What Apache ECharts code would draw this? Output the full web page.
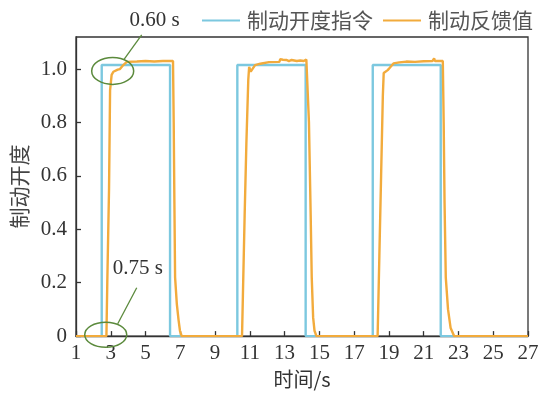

* * *

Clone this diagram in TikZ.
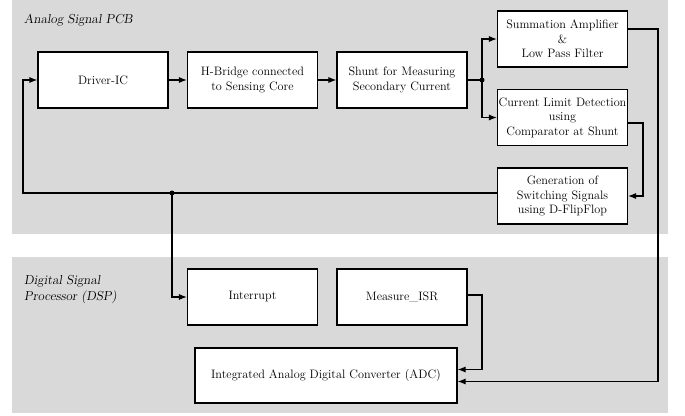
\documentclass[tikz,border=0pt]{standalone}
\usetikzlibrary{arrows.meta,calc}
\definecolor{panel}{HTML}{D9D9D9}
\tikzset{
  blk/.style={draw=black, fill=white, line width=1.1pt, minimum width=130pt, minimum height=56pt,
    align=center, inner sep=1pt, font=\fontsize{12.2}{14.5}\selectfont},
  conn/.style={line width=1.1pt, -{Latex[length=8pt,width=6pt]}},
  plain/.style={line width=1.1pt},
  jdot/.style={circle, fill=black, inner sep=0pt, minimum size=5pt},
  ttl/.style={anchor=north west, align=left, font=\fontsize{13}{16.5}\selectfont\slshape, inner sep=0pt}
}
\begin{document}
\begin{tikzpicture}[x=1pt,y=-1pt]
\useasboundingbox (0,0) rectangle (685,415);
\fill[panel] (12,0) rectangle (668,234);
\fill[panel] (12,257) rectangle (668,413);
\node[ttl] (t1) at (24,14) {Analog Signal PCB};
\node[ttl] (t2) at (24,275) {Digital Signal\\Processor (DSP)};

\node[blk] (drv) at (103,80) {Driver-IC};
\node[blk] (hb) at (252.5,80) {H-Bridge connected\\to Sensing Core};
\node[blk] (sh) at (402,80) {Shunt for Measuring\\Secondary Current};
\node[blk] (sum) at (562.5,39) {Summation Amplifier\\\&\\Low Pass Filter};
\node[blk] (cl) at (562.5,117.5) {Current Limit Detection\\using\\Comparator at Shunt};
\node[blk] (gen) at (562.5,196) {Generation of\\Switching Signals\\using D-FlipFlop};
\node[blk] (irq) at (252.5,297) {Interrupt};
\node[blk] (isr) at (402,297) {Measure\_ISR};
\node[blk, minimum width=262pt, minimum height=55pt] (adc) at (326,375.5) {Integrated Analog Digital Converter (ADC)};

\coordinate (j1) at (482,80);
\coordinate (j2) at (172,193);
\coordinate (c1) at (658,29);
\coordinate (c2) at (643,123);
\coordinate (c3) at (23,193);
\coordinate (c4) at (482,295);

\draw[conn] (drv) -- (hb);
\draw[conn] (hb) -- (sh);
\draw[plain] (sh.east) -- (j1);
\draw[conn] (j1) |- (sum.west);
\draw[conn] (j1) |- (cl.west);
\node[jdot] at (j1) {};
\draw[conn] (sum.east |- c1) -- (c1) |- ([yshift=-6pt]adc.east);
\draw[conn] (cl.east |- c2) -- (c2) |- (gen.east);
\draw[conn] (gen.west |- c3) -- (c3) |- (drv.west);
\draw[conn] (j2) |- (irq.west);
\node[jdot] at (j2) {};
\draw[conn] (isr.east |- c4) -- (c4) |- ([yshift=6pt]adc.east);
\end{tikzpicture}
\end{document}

* * *

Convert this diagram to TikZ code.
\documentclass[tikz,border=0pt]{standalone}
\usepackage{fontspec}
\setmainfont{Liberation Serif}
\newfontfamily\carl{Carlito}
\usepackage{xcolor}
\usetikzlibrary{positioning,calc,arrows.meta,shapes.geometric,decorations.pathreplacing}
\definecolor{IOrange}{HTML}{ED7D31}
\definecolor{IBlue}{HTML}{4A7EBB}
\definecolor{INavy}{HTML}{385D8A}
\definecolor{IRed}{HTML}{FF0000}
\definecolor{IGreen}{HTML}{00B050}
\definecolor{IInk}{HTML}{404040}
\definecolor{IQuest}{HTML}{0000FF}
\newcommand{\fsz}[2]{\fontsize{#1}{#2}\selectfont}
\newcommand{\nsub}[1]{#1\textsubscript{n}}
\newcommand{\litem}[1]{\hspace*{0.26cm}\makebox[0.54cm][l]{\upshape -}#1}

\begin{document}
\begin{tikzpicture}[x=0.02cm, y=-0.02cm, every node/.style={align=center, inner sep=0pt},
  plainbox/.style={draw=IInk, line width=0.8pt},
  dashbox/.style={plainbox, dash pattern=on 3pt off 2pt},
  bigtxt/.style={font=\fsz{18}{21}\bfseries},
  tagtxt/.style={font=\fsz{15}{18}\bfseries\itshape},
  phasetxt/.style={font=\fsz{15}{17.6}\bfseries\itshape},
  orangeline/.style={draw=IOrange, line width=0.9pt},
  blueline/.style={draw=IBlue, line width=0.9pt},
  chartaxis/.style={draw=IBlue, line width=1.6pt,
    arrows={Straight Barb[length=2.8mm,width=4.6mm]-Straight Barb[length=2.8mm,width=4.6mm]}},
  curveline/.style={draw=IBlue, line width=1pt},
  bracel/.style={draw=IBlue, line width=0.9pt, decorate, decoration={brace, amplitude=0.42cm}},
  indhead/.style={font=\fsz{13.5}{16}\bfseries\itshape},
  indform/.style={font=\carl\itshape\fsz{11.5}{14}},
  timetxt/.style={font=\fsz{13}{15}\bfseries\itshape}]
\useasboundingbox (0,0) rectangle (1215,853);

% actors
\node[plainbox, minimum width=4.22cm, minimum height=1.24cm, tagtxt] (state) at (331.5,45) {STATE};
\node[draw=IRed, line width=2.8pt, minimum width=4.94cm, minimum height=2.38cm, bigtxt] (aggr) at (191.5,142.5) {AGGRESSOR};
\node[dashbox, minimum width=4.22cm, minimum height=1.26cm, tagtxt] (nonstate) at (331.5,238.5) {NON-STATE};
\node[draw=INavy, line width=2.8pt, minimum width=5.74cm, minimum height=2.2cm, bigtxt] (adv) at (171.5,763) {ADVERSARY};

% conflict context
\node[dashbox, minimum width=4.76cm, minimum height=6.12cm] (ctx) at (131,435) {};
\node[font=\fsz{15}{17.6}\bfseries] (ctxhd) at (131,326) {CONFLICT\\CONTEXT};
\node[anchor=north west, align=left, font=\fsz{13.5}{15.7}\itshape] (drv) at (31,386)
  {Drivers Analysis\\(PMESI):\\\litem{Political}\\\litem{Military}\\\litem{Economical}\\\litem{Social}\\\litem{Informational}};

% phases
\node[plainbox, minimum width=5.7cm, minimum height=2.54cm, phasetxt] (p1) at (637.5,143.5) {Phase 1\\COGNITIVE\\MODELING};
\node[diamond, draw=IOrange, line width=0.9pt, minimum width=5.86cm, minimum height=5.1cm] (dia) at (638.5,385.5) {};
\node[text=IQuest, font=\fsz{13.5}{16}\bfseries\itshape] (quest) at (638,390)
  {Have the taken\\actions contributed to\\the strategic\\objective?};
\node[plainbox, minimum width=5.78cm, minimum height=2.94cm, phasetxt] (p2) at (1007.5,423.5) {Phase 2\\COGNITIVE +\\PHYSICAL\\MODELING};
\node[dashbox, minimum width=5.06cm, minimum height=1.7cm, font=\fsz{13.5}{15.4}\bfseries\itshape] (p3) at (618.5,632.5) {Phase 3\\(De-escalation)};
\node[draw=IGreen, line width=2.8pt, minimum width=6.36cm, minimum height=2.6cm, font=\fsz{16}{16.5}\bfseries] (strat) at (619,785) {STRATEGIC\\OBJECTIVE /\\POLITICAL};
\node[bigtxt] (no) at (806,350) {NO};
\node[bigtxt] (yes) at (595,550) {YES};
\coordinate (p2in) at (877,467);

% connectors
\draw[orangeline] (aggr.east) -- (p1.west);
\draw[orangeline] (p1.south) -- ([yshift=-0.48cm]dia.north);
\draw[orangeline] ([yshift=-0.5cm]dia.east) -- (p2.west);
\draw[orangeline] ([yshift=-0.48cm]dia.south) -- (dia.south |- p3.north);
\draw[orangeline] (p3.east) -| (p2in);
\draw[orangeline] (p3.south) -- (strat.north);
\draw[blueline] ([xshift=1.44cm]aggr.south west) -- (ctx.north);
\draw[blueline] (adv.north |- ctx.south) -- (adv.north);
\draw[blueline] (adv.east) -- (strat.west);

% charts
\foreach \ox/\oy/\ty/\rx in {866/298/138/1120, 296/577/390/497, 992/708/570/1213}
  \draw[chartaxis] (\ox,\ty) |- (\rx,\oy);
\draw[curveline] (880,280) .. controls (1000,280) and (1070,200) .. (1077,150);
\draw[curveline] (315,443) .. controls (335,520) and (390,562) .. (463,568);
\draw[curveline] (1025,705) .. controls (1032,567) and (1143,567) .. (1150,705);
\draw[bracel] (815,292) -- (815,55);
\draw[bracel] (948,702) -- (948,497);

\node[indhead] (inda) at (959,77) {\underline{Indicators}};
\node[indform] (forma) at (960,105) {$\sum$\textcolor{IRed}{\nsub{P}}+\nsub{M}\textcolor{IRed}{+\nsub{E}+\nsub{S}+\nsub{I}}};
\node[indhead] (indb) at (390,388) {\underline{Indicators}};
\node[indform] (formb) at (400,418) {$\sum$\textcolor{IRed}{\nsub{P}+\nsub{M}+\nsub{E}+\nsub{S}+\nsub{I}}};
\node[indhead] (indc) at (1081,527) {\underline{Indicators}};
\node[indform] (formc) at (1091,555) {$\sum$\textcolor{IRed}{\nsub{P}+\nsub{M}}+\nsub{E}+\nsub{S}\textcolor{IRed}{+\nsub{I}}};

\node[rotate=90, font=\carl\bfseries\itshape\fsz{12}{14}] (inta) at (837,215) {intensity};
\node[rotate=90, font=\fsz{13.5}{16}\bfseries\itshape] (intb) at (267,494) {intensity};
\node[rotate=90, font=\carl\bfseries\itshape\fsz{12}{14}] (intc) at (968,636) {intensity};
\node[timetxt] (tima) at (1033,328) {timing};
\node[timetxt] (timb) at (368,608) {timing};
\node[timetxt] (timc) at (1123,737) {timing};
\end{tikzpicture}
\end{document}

__DIRECTION__. Go up to the line with "Clone this diagram in TikZ." and retype exactly from there through the line with "minimum width=262pt, minimum". Leave out pictures.

__EXERCISE OUTPUT__.
Clone this diagram in TikZ.
\documentclass[tikz,border=0pt]{standalone}
\usetikzlibrary{arrows.meta,calc}
\definecolor{panel}{HTML}{D9D9D9}
\tikzset{
  blk/.style={draw=black, fill=white, line width=1.1pt, minimum width=130pt, minimum height=56pt,
    align=center, inner sep=1pt, font=\fontsize{12.2}{14.5}\selectfont},
  conn/.style={line width=1.1pt, -{Latex[length=8pt,width=6pt]}},
  plain/.style={line width=1.1pt},
  jdot/.style={circle, fill=black, inner sep=0pt, minimum size=5pt},
  ttl/.style={anchor=north west, align=left, font=\fontsize{13}{16.5}\selectfont\slshape, inner sep=0pt}
}
\begin{document}
\begin{tikzpicture}[x=1pt,y=-1pt]
\useasboundingbox (0,0) rectangle (685,415);
\fill[panel] (12,0) rectangle (668,234);
\fill[panel] (12,257) rectangle (668,413);
\node[ttl] (t1) at (24,14) {Analog Signal PCB};
\node[ttl] (t2) at (24,275) {Digital Signal\\Processor (DSP)};

\node[blk] (drv) at (103,80) {Driver-IC};
\node[blk] (hb) at (252.5,80) {H-Bridge connected\\to Sensing Core};
\node[blk] (sh) at (402,80) {Shunt for Measuring\\Secondary Current};
\node[blk] (sum) at (562.5,39) {Summation Amplifier\\\&\\Low Pass Filter};
\node[blk] (cl) at (562.5,117.5) {Current Limit Detection\\using\\Comparator at Shunt};
\node[blk] (gen) at (562.5,196) {Generation of\\Switching Signals\\using D-FlipFlop};
\node[blk] (irq) at (252.5,297) {Interrupt};
\node[blk] (isr) at (402,297) {Measure\_ISR};
\node[blk, minimum width=262pt, minimum height=55pt] (adc) at (326,375.5) {Integrated Analog Digital Converter (ADC)};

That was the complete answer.